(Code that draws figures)
* * * *
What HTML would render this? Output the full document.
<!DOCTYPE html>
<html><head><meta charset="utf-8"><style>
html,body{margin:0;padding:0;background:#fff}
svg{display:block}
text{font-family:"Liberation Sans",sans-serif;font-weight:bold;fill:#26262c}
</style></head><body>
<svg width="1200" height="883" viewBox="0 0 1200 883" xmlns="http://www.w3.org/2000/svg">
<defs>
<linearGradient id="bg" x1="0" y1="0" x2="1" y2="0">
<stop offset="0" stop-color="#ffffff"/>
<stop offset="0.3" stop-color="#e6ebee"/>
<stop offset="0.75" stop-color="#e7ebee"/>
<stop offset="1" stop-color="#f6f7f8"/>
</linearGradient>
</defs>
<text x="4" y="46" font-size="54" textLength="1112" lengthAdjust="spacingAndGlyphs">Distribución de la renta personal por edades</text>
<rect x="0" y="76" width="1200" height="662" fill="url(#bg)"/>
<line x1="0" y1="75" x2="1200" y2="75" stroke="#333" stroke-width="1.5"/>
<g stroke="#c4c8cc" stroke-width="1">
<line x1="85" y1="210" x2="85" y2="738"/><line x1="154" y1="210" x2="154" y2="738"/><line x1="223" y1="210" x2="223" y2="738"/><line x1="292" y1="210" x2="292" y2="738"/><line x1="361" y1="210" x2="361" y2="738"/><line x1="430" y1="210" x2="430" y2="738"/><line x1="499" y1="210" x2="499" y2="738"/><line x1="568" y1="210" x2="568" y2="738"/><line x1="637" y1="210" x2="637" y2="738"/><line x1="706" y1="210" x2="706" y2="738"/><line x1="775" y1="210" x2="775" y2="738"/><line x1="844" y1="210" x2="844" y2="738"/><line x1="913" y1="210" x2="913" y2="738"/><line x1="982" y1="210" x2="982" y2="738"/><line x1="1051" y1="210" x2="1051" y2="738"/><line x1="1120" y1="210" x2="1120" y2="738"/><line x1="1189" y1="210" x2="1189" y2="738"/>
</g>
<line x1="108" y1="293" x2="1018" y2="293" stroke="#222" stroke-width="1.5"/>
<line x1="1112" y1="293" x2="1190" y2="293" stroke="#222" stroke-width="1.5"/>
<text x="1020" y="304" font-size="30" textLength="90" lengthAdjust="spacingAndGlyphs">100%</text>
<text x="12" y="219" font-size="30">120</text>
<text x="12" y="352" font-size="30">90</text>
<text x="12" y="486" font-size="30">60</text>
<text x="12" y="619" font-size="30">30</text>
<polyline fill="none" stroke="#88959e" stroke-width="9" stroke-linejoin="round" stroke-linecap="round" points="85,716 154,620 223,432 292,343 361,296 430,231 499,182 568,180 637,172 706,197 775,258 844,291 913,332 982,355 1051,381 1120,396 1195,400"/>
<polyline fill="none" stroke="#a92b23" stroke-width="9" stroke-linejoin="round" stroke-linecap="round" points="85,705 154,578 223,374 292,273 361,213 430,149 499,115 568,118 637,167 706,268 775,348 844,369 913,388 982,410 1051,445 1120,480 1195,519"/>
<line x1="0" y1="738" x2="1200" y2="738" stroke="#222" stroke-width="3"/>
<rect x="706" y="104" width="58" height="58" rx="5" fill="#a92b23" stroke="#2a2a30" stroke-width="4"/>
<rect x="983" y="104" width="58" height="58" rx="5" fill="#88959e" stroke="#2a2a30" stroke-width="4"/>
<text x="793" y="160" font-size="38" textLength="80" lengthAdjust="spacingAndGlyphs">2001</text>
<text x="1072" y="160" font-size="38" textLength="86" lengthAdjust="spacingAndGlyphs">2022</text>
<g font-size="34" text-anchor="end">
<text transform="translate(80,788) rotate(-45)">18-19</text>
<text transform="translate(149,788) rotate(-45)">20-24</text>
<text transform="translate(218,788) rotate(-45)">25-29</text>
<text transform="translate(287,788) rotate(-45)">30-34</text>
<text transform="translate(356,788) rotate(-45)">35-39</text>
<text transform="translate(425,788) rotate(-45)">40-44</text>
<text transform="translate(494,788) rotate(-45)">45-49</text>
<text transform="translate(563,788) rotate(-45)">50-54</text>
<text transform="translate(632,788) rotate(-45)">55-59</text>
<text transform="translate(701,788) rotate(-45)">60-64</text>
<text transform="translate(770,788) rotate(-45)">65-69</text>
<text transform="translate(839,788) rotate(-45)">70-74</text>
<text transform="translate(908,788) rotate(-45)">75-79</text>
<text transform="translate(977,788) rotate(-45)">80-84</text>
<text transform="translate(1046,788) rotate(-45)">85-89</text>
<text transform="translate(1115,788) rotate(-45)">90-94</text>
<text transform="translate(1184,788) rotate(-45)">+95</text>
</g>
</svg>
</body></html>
* * * *
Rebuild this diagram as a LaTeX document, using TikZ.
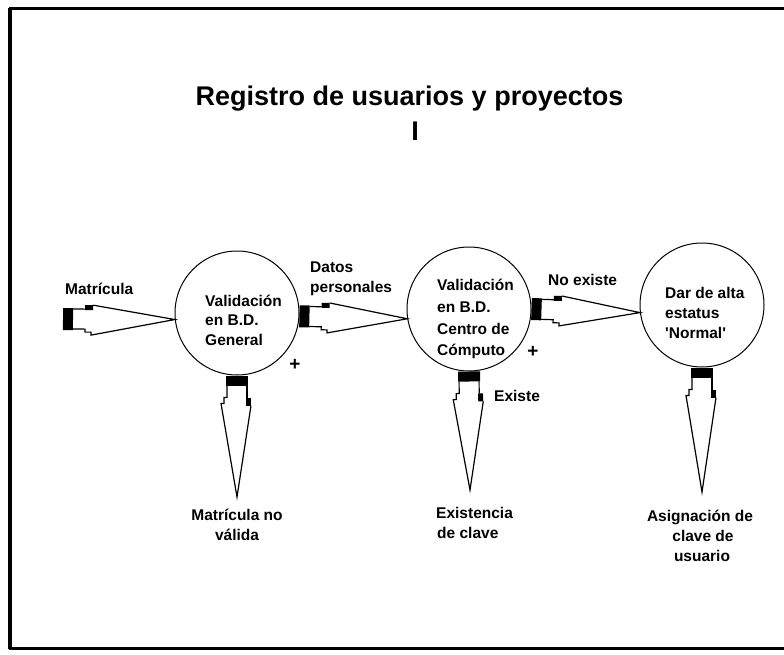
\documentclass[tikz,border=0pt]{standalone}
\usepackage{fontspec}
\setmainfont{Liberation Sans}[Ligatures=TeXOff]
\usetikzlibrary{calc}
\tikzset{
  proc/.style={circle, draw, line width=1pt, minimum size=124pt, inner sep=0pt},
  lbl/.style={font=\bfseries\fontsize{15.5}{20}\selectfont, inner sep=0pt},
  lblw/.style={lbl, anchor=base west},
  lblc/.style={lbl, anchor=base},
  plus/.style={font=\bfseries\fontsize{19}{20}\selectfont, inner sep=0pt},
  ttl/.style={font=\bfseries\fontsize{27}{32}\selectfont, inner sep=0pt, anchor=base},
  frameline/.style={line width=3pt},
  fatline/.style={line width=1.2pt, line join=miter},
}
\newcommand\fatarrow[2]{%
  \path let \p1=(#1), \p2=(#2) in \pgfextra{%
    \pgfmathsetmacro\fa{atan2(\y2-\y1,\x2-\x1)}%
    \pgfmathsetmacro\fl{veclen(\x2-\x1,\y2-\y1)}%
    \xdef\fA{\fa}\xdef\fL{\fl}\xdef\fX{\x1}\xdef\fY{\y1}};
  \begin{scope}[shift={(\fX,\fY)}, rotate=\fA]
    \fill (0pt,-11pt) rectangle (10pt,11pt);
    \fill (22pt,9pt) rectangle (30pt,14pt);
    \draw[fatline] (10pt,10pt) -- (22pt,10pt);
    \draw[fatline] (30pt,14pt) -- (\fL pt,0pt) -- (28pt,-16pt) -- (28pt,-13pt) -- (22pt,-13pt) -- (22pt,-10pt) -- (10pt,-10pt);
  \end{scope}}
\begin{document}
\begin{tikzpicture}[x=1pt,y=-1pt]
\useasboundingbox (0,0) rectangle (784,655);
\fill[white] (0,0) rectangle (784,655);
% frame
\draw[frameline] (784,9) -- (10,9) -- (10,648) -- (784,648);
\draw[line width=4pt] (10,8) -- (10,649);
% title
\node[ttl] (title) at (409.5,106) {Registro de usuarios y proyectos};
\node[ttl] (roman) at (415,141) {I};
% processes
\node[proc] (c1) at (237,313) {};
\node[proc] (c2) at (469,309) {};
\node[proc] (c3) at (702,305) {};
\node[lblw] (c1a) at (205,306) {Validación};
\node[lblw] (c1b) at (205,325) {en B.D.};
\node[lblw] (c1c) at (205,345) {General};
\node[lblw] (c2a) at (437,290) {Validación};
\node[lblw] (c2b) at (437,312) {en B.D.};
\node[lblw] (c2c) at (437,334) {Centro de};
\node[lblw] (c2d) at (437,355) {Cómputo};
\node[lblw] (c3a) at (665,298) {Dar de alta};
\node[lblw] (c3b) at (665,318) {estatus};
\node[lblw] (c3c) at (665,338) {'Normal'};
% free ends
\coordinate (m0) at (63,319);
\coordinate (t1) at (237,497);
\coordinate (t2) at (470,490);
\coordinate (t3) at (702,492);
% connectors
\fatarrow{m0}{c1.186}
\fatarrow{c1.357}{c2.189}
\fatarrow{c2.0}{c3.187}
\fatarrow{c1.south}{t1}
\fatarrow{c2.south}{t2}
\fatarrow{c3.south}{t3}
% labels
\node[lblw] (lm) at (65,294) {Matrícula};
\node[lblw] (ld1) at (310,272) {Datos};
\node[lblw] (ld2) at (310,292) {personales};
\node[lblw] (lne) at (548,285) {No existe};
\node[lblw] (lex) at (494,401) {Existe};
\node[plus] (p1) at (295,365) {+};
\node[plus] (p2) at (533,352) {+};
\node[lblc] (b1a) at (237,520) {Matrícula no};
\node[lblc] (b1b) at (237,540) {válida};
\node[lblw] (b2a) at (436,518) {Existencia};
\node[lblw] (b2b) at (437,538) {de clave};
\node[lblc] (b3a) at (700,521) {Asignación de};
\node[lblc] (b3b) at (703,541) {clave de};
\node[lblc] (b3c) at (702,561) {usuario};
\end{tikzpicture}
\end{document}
* * * *
Locate all lines in the listing above with the word "this". Copy them.

● **EXERCISE SOLUTION**:
What HTML would render this? Output the full document.
Rebuild this diagram as a LaTeX document, using TikZ.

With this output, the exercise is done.